In this case, I’d argue that an attribution system should be capable of reallocating any residual return from futures to interest rate return. This requires the ability to map one or more sources of return for a given security type, or even on an individual security basis, to a different source of risk. How this is done is not important. What matters is that it should be possible.
The target audience. Paradoxically, the last reason to argue for complex, powerful attribution systems is the number of consumers of attribution reports. Given the insight that attribution provides into both a particular portfolio and an institution’s strategy, we should expect wide interest in the results. For results tell you about the fund; attribution tells you about the manager.
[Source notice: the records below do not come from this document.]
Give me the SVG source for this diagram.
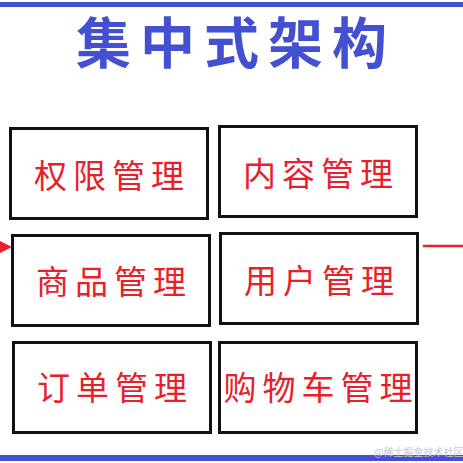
<svg xmlns="http://www.w3.org/2000/svg" width="463" height="463" viewBox="0 0 463 463">
<style>
.box{fill:#ffffff;stroke:#111111;stroke-width:3}
.lbl{font-family:"Noto Sans CJK SC","Noto Sans",sans-serif;font-size:33px;fill:#e8202a;text-anchor:middle;letter-spacing:6px}
.title{font-family:"Noto Sans CJK SC","Noto Sans",sans-serif;font-size:55px;font-weight:bold;fill:#4350cf;text-anchor:middle;letter-spacing:9px}
.bar{fill:#4350cf}
.wm{font-family:"Noto Sans CJK SC","Noto Sans",sans-serif;font-size:10px;fill:#c4c8d4}
</style>
<rect width="463" height="463" fill="#ffffff"/>
<rect class="bar" x="0" y="2" width="463" height="5"/>
<rect class="bar" x="0" y="455" width="463" height="6"/>
<text class="title" x="236" y="63">集中式架构</text>
<g id="connectors">
<polygon points="0,241 12,247 0,253" fill="#e8202a"/>
<line x1="423" y1="246" x2="463" y2="246" stroke="#e8202a" stroke-width="2.5"/>
</g>
<g id="n1"><rect class="box" x="10.5" y="128.5" width="197" height="90"/><text class="lbl" x="112" y="188">权限管理</text></g>
<g id="n2"><rect class="box" x="219.5" y="126.5" width="197" height="90"/><text class="lbl" x="321" y="186">内容管理</text></g>
<g id="n3"><rect class="box" x="12.5" y="235.5" width="197" height="90"/><text class="lbl" x="114" y="294">商品管理</text></g>
<g id="n4"><rect class="box" x="220.5" y="233.5" width="197" height="90"/><text class="lbl" x="322" y="293">用户管理</text></g>
<g id="n5"><rect class="box" x="13.5" y="342.5" width="197" height="90"/><text class="lbl" x="115" y="400">订单管理</text></g>
<g id="n6"><rect class="box" x="219.5" y="342.5" width="197" height="90"/><text class="lbl" x="321" y="400">购物车管理</text></g>
<text class="wm" x="374" y="456">@稀土掘金技术社区</text>
</svg>
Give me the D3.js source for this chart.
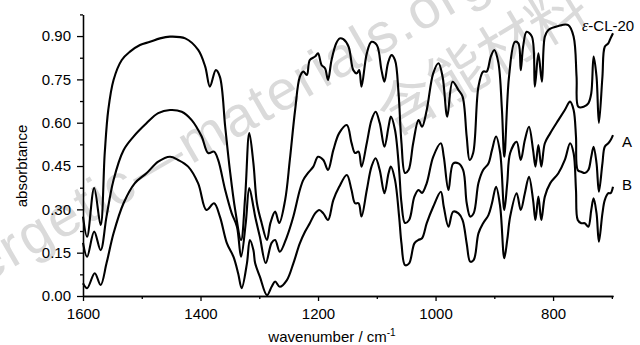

But not all readers are equal, nor should we expect them to be. While a retail consumer may be interested in seeing claims of consistent stock selection returns, the details of the same portfolio’s cash flow strategies may be too much detail. Ask yourself how much detail of your investment process should appear on an ad on the Tube, and you won’t go far wrong!
This means that not only should we provide a wide range of attribution analyses (as many as possible), but also as many ways of looking at the results as possible. In fact, I’d argue that any decent attribution system should offer (or at least support) a wide range of reporting options, including numerical reports, graphics, and interactivity.
Albert Einstein famously said ’Make it as simple as possible, but no simpler.’ Attribution systems are going to remain complex. And so they should, for they’ll be worthless otherwise. As with all other areas, complexity can be tamed. The best systems will combine simple, elegant design with deep and powerful functionality.